**AIM OF THE EXERCISE:**
Locate the line bearing "Recreate this image" in the material below, then reproduce it and each following line up to and including the line bearing "import matplotlib.pyplot as plt".

**RECORDS:**
★ ★ ★ ★

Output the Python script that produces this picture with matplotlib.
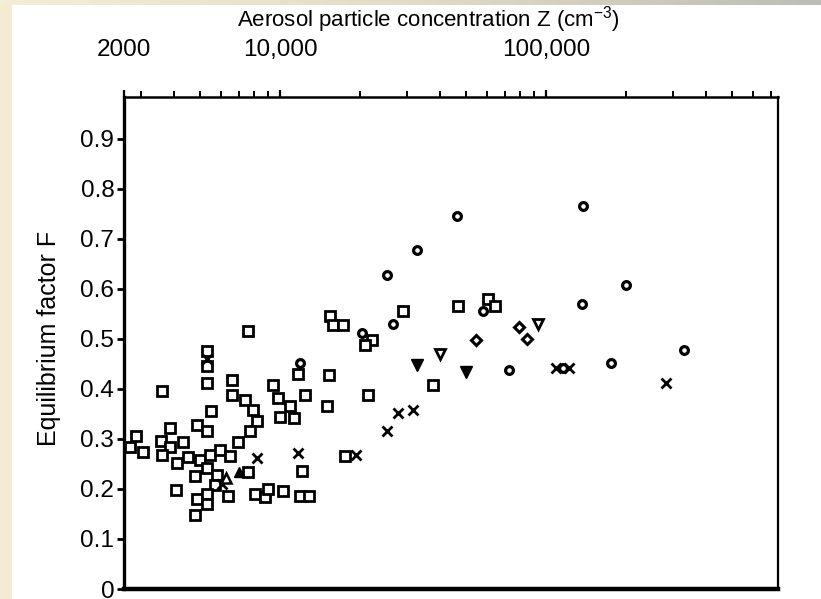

★ ★ ★ ★

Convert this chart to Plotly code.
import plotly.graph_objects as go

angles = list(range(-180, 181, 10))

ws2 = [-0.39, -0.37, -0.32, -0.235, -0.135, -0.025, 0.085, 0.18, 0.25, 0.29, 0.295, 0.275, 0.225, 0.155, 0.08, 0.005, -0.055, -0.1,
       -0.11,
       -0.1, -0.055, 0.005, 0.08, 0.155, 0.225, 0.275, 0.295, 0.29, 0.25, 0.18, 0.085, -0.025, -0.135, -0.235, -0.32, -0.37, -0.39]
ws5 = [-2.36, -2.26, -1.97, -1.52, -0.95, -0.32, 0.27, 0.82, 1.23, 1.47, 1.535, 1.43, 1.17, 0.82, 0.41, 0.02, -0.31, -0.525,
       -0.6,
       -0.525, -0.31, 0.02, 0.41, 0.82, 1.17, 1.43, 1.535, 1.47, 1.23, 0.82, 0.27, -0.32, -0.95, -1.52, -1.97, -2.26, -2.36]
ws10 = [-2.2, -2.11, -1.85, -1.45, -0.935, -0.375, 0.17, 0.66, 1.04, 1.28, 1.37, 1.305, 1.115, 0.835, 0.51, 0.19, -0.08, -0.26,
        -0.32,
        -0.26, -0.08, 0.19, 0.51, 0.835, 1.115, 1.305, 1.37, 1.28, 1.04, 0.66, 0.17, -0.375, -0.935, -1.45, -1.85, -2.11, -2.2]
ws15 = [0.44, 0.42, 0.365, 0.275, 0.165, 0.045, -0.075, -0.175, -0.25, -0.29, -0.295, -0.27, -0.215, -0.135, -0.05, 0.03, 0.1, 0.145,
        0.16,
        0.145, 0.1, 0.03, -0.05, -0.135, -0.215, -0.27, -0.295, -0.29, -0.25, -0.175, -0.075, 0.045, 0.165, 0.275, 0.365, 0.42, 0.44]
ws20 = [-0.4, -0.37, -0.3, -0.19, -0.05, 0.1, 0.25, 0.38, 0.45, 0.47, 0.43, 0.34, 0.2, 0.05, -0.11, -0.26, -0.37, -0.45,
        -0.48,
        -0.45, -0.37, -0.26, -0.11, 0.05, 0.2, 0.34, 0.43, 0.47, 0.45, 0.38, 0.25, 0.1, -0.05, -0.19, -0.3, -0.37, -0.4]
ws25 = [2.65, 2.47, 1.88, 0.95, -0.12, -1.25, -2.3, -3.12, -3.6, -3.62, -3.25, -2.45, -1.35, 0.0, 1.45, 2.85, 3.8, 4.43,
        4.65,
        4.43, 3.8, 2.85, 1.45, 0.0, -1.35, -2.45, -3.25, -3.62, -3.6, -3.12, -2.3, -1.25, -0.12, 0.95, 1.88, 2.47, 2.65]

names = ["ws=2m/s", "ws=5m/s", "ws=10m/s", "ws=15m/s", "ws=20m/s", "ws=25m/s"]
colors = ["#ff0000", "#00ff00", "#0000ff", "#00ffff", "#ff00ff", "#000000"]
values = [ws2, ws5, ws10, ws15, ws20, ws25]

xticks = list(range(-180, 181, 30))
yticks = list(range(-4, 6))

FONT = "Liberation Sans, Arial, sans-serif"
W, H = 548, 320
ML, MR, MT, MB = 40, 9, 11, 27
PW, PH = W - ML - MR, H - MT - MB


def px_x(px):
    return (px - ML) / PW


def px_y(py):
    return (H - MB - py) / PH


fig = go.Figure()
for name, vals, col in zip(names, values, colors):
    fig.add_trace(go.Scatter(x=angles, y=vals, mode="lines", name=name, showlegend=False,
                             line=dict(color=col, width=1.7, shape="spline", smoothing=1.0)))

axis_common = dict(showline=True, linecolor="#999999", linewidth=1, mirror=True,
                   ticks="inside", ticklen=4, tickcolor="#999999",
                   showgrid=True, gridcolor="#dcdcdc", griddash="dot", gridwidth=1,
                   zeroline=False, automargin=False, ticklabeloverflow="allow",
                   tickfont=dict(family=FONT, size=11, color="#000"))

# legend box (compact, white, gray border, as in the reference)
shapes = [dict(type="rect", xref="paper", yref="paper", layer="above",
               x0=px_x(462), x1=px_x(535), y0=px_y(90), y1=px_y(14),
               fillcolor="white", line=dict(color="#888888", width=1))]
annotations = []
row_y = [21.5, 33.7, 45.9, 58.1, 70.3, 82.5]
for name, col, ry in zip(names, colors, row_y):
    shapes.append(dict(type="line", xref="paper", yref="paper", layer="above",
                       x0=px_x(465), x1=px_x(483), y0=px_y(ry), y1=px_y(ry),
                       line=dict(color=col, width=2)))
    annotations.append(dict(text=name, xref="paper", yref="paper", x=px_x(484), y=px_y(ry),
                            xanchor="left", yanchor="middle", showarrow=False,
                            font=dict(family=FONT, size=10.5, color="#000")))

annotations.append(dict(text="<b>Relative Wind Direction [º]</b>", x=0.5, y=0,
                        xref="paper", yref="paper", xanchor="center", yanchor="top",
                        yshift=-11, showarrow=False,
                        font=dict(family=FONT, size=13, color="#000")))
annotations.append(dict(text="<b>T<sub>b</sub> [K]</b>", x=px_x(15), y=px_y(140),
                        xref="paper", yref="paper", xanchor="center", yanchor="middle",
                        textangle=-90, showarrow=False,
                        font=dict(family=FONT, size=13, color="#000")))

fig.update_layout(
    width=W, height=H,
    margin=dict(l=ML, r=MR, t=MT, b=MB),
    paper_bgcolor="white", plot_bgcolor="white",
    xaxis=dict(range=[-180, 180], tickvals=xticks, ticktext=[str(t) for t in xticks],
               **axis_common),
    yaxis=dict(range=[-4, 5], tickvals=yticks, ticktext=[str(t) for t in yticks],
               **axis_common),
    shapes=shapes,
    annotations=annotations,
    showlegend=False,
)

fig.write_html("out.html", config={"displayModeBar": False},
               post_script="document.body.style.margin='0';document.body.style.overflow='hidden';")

★ ★ ★ ★

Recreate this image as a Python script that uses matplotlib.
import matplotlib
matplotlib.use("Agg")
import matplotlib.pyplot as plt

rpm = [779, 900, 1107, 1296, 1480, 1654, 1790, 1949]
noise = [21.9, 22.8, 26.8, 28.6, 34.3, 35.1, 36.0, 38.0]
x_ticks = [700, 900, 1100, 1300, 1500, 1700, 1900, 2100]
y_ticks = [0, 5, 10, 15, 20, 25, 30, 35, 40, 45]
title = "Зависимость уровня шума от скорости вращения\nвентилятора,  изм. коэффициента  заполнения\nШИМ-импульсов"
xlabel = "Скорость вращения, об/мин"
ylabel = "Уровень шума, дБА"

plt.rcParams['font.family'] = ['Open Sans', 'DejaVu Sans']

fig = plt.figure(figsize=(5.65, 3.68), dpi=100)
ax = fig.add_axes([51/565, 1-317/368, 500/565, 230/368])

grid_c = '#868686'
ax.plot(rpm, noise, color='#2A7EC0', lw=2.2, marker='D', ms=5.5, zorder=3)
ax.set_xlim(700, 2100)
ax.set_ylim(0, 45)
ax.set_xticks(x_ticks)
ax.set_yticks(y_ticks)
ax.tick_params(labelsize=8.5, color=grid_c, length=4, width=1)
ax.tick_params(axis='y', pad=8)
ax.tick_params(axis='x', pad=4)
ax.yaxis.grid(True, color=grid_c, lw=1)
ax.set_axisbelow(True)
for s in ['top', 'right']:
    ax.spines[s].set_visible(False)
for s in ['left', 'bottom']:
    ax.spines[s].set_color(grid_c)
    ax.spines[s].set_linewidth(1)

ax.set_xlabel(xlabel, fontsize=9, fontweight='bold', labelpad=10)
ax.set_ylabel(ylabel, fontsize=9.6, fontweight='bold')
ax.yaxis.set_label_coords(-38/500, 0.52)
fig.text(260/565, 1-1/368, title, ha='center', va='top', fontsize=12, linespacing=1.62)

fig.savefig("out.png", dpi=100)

★ ★ ★ ★

**THE SOLUTION:**
Recreate this image as a Python script that uses matplotlib.
import matplotlib
matplotlib.use("Agg")
import matplotlib.pyplot as plt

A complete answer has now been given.